**Source material**
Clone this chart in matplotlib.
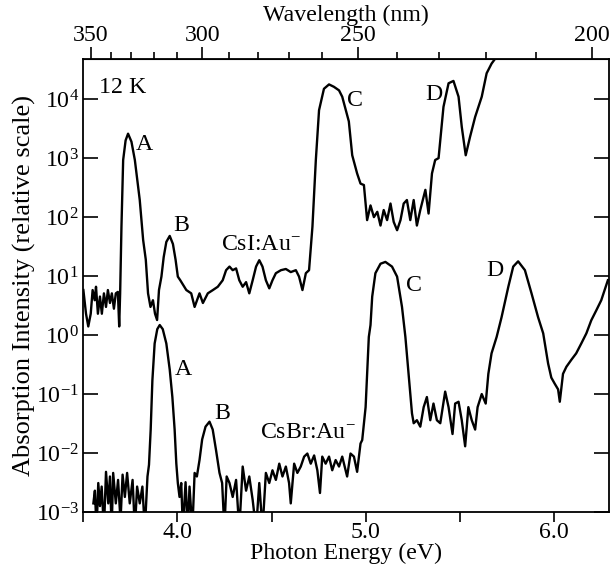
import matplotlib
matplotlib.use("Agg")
import matplotlib.pyplot as plt
from matplotlib.ticker import FixedLocator, NullLocator, LogLocator, LogFormatterMathtext

plt.rcParams['font.family'] = ['Liberation Serif', 'DejaVu Serif']
plt.rcParams['mathtext.fontset'] = 'custom'
plt.rcParams['mathtext.rm'] = 'Liberation Serif'
plt.rcParams['mathtext.it'] = 'Liberation Serif:italic'
plt.rcParams['font.size'] = 17.2

# CsI:Au- spectrum (photon energy eV, absorption intensity)
csi_energy = [3.502, 3.516, 3.528, 3.541, 3.551, 3.562, 3.569, 3.579, 3.590, 3.600,
              3.611, 3.622, 3.632, 3.643, 3.653, 3.664, 3.674, 3.685, 3.692, 3.697,
              3.704, 3.713, 3.726, 3.739, 3.757, 3.775, 3.801, 3.819, 3.833, 3.845,
              3.858, 3.871, 3.882, 3.893, 3.903, 3.916, 3.928, 3.942, 3.960, 3.977,
              3.991, 4.003, 4.016, 4.048, 4.074, 4.092, 4.118, 4.136, 4.162, 4.189,
              4.215, 4.241, 4.259, 4.277, 4.294, 4.312, 4.329, 4.347, 4.365, 4.382,
              4.400, 4.418, 4.435, 4.452, 4.470, 4.488, 4.505, 4.523, 4.550, 4.576,
              4.602, 4.629, 4.646, 4.664, 4.682, 4.699, 4.717, 4.735, 4.752, 4.778,
              4.805, 4.831, 4.858, 4.875, 4.910, 4.928, 4.954, 4.972, 4.990, 5.007,
              5.025, 5.043, 5.061, 5.078, 5.095, 5.113, 5.131, 5.148, 5.166, 5.184,
              5.201, 5.218, 5.236, 5.254, 5.271, 5.289, 5.316, 5.333, 5.351, 5.368,
              5.386, 5.412, 5.439, 5.465, 5.492, 5.509, 5.530, 5.553, 5.580, 5.615,
              5.641, 5.667, 5.685, 5.720]
csi_intensity = [5.8, 2.3, 1.4, 2.3, 5.8, 3.9, 6.6, 2.3, 4.5, 2.3,
                 5.1, 3.0, 5.8, 3.5, 5.1, 2.8, 5.1, 5.4, 1.4, 5.1,
                 69, 930, 2000, 2600, 1900, 930, 195, 41, 19, 5.1,
                 3.0, 3.9, 2.3, 1.8, 5.8, 9.8, 21, 38, 48, 35,
                 19, 9.8, 8.5, 5.8, 5.1, 3.0, 5.1, 3.5, 5.1, 5.8,
                 6.6, 8.5, 12.6, 14.5, 12.6, 13.5, 8.5, 6.6, 7.9, 5.1,
                 8.5, 14.5, 18.6, 14.5, 8.5, 6.2, 8.5, 11.2, 12.6, 13.2,
                 11.7, 12.6, 9.8, 5.8, 11.2, 12.6, 69, 930, 6500, 15000,
                 17800, 16200, 14100, 11000, 4200, 1120, 550, 370, 350, 89,
                 158, 100, 123, 72, 132, 89, 170, 83, 60, 89,
                 170, 195, 89, 195, 72, 132, 290, 115, 550, 930,
                 1000, 7400, 18600, 20400, 11000, 3400, 1120, 2300, 5000, 11000,
                 27500, 40000, 48000, 79000]

# CsBr:Au- spectrum
csbr_energy = [3.555, 3.563, 3.572, 3.581, 3.590, 3.599, 3.611, 3.622, 3.634, 3.643,
               3.652, 3.660, 3.674, 3.686, 3.699, 3.710, 3.722, 3.734, 3.748, 3.763,
               3.775, 3.787, 3.801, 3.815, 3.828, 3.842, 3.850, 3.859, 3.868, 3.880,
               3.894, 3.907, 3.923, 3.942, 3.960, 3.974, 3.986, 3.995, 4.003, 4.012,
               4.021, 4.030, 4.044, 4.056, 4.065, 4.080, 4.092, 4.104, 4.118, 4.132,
               4.150, 4.171, 4.188, 4.206, 4.224, 4.238, 4.250, 4.262, 4.277, 4.294,
               4.312, 4.329, 4.347, 4.365, 4.382, 4.400, 4.418, 4.435, 4.452, 4.470,
               4.488, 4.505, 4.523, 4.541, 4.558, 4.576, 4.593, 4.602, 4.620, 4.637,
               4.655, 4.673, 4.690, 4.708, 4.726, 4.743, 4.757, 4.769, 4.787, 4.805,
               4.822, 4.840, 4.858, 4.875, 4.901, 4.919, 4.937, 4.954, 4.972, 4.981,
               4.999, 5.016, 5.025, 5.034, 5.051, 5.078, 5.104, 5.139, 5.166, 5.192,
               5.210, 5.227, 5.245, 5.254, 5.271, 5.289, 5.307, 5.324, 5.342, 5.359,
               5.377, 5.395, 5.421, 5.439, 5.460, 5.474, 5.492, 5.509, 5.527, 5.544,
               5.562, 5.580, 5.593, 5.615, 5.636, 5.650, 5.667, 5.694, 5.720, 5.756,
               5.782, 5.808, 5.844, 5.879, 5.914, 5.941, 5.967, 5.984, 6.002, 6.020,
               6.029, 6.046, 6.064, 6.090, 6.116, 6.143, 6.170, 6.196, 6.222, 6.249,
               6.284]
csbr_intensity = [0.0014, 0.0023, 0.0005, 0.0031, 0.00126, 0.0027, 0.0005, 0.0048, 0.0014, 0.0040,
                  0.0005, 0.0046, 0.0014, 0.0035, 0.0007, 0.0043, 0.0018, 0.0046, 0.0014, 0.0035,
                  0.0005, 0.0027, 0.0014, 0.0027, 0.0005, 0.0040, 0.0063, 0.025, 0.17, 0.72,
                  1.26, 1.48, 1.26, 0.72, 0.26, 0.089, 0.025, 0.0066, 0.0031, 0.0018,
                  0.0031, 0.0005, 0.0032, 0.0005, 0.0027, 0.0005, 0.0046, 0.0040, 0.0076, 0.017,
                  0.028, 0.034, 0.025, 0.011, 0.0046, 0.0031, 0.0005, 0.0040, 0.0031, 0.0018,
                  0.0035, 0.0005, 0.0059, 0.0023, 0.0040, 0.0016, 0.0005, 0.0031, 0.0005, 0.0046,
                  0.0031, 0.0051, 0.0035, 0.0066, 0.0040, 0.0059, 0.0031, 0.0014, 0.0066, 0.0046,
                  0.0059, 0.0087, 0.0098, 0.0066, 0.0091, 0.0051, 0.0021, 0.0087, 0.0066, 0.0087,
                  0.0051, 0.0076, 0.0059, 0.0087, 0.0040, 0.0098, 0.0087, 0.0048, 0.0145, 0.0166,
                  0.060, 0.93, 1.48, 4.5, 11.2, 16.2, 17.4, 14.5, 9.8, 3.0,
                  0.93, 0.22, 0.047, 0.032, 0.036, 0.028, 0.060, 0.089, 0.036, 0.069,
                  0.036, 0.032, 0.11, 0.060, 0.021, 0.069, 0.074, 0.036, 0.013, 0.060,
                  0.036, 0.025, 0.060, 0.10, 0.069, 0.22, 0.49, 0.93, 2.0, 6.6,
                  14.5, 17.8, 12.6, 5.1, 2.0, 1.07, 0.33, 0.19, 0.15, 0.12,
                  0.074, 0.22, 0.29, 0.38, 0.49, 0.72, 1.07, 1.78, 2.6, 3.9,
                  8.5]

wavelength_ticks = [350, 300, 250, 200]
wavelength_minor = list(range(200, 360, 10))

fig = plt.figure(figsize=(6.1, 5.74), dpi=100)
ax = fig.add_axes([83 / 610, 62 / 574, 526 / 610, 453 / 574])

ax.plot(csi_energy, csi_intensity, color='black', lw=1.7)
ax.plot(csbr_energy, csbr_intensity, color='black', lw=1.7)

ax.set_yscale('log')
ax.set_xlim(3.5, 6.29)
ax.set_ylim(1e-3, 4.8e4)

ax.set_xticks([4.0, 5.0, 6.0], ['4.0', '5.0', '6.0'])
ax.xaxis.set_minor_locator(FixedLocator([3.5, 4.5, 5.5]))
ax.yaxis.set_major_locator(LogLocator(base=10, numticks=20))
ax.yaxis.set_major_formatter(LogFormatterMathtext())
ax.yaxis.set_minor_locator(NullLocator())

ax.tick_params(axis='x', which='both', direction='out', length=7, width=1.2, top=False, pad=0)
ax.tick_params(axis='y', which='both', direction='in', length=11, width=1.2, right=True, pad=3)
for s in ax.spines.values():
    s.set_linewidth(1.3)

ax.set_xlabel('Photon Energy (eV)', labelpad=0)
ax.set_ylabel('Absorption Intensity (relative scale)', labelpad=0, fontsize=19)

top = ax.secondary_xaxis('top', functions=(lambda e: 1239.84 / e, lambda w: 1239.84 / w))
top.set_xticks(wavelength_ticks, [str(w) for w in wavelength_ticks])
top.xaxis.set_minor_locator(FixedLocator(wavelength_minor))
top.tick_params(which='major', direction='out', length=9, width=1.2, pad=0)
top.tick_params(which='minor', direction='out', length=5, width=1.2)
top.set_xlabel('Wavelength (nm)', labelpad=3)

ax.text(3.585, 1.6e4, '12 K', va='center', ha='left')
ax.text(3.78, 1.7e3, 'A', va='center', ha='left')
ax.text(3.98, 71, 'B', va='center', ha='left')
ax.text(4.232, 34, 'CsI:Au$^{-}$', va='center', ha='left')
ax.text(4.90, 9.5e3, 'C', va='center', ha='left')
ax.text(5.315, 1.2e4, 'D', va='center', ha='left')
ax.text(3.985, 0.26, 'A', va='center', ha='left')
ax.text(4.195, 0.046, 'B', va='center', ha='left')
ax.text(4.44, 0.022, 'CsBr:Au$^{-}$', va='center', ha='left')
ax.text(5.215, 7.0, 'C', va='center', ha='left')
ax.text(5.64, 12.5, 'D', va='center', ha='left')

fig.savefig('out.png', dpi=100)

**Exercise task**
Only the lines from the start of the material through the line containing "plt.rcParams['font.size'] = 17.2" should be transcribed. Pictures stay out.

**Exercise result**
Clone this chart in matplotlib.
import matplotlib
matplotlib.use("Agg")
import matplotlib.pyplot as plt
from matplotlib.ticker import FixedLocator, NullLocator, LogLocator, LogFormatterMathtext

plt.rcParams['font.family'] = ['Liberation Serif', 'DejaVu Serif']
plt.rcParams['mathtext.fontset'] = 'custom'
plt.rcParams['mathtext.rm'] = 'Liberation Serif'
plt.rcParams['mathtext.it'] = 'Liberation Serif:italic'
plt.rcParams['font.size'] = 17.2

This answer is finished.